While students enjoy the last weeks of their summer break, the Cobb County school board will tackle issues involving the future and the past.

Board members will begin the process of replacing retiring Superintendent Fred Sanderson and consider whether to reimburse a colleague’s legal expenses involving a failed recall vote earlier this year.

During a June board meeting, Sanderson, 60, announced he would retire when his contract expires June 30, 2011.

The first step for the school board would be to decide whether to do a national search, said board President Lynnda Crowder-Eagle.

The position will be posted on the county school system’s Web site, and the board will decide where else to post the opening.

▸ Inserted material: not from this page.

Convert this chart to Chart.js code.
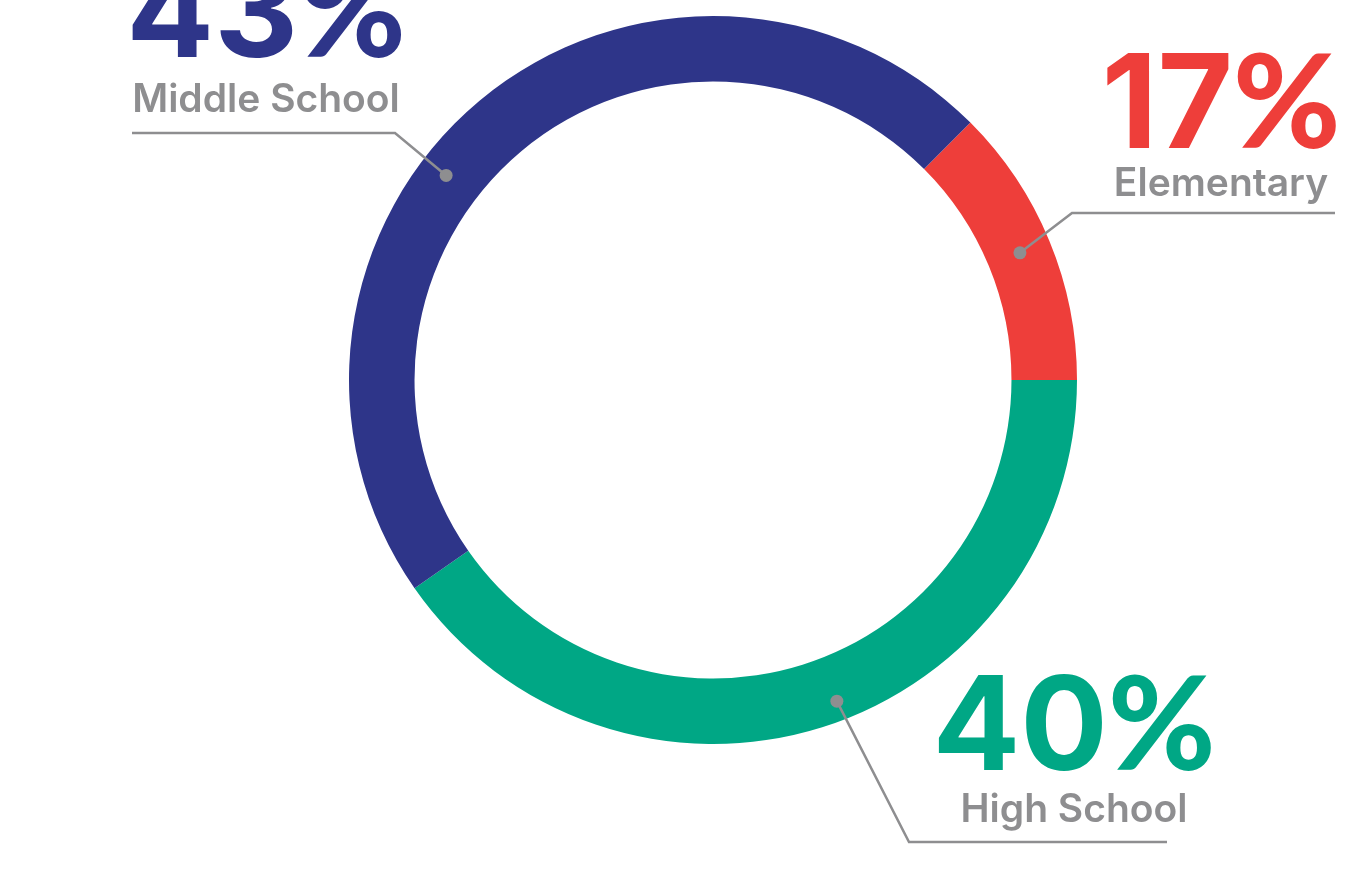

The board will also have to determine whether to hire a search firm.

Crowder-Eagle plans to distribute a questionnaire, provided by the board’s attorney, to board members Thursday night asking them to rank important qualities of a superintendent.

Sanderson was picked for the top school system post in 2006 to replace Joe Redden, who resigned after an unsuccessful and controversial attempt to provide laptops to Cobb middle and high school students.

The Cobb school system is the state’s second-largest school district, behind Gwinnett County, with an enrollment of about 106,000 students. It joins DeKalb County, which is also searching for a new superintendent. That county’s board fired Crawford Lewis in April. He has since been indicted on charges of running a criminal enterprise at the school system. A new superintendent is expected to be hired within the next 10 months.

Cobb has not determined a timeline for its search, Crowder-Eagle said.

Board members will also decide whether to reimburse -- fully or partially -- up to $24,428 in legal expenses incurred by their colleague John Crooks while he fought a failed recall vote earlier this year.

Crooks’ expenses stem from a push by a group of parents and residents in his district to recall the board member after he proposed and supported a vote on a 150-foot cell tower at Eastvalley Elementary School. Crooks placed the item on the board’s agenda in July 2009 without advance notice. Several parents filed suit against the school system, arguing that the board had violated the state open meetings laws, and began a recall effort.

Crooks fought the recall in court. In March, a judge deemed the effort was valid, but the recall group, led by Carrie Nicholas-Welkis, failed to obtain the 13,561 signatures needed, and the recall failed.

Calls to Crooks were not returned by press time.

“I think it’s a travesty if the board even considers paying for [Crooks’] legal fees,” Nicholas-Welkis said. Her group spent $6,000 on the recall. “The actions were his and his alone, and I think he needs to be held accountable for that.”

Under a district administrative rule, a reimbursement is allowed, said board attorney Glenn Brock. "If the board finds that he was acting within the scope of his duties, they could choose to reimburse all or part of the expenses," he said.

Crooks is not seeking re-election this year. Republicans James “Jim” Snell and Scott Sweeney are seeking their party’s nomination. They will face Democrat Ricky Welkis, Carrie Nicholas-Welkis' husband, in the general election in November.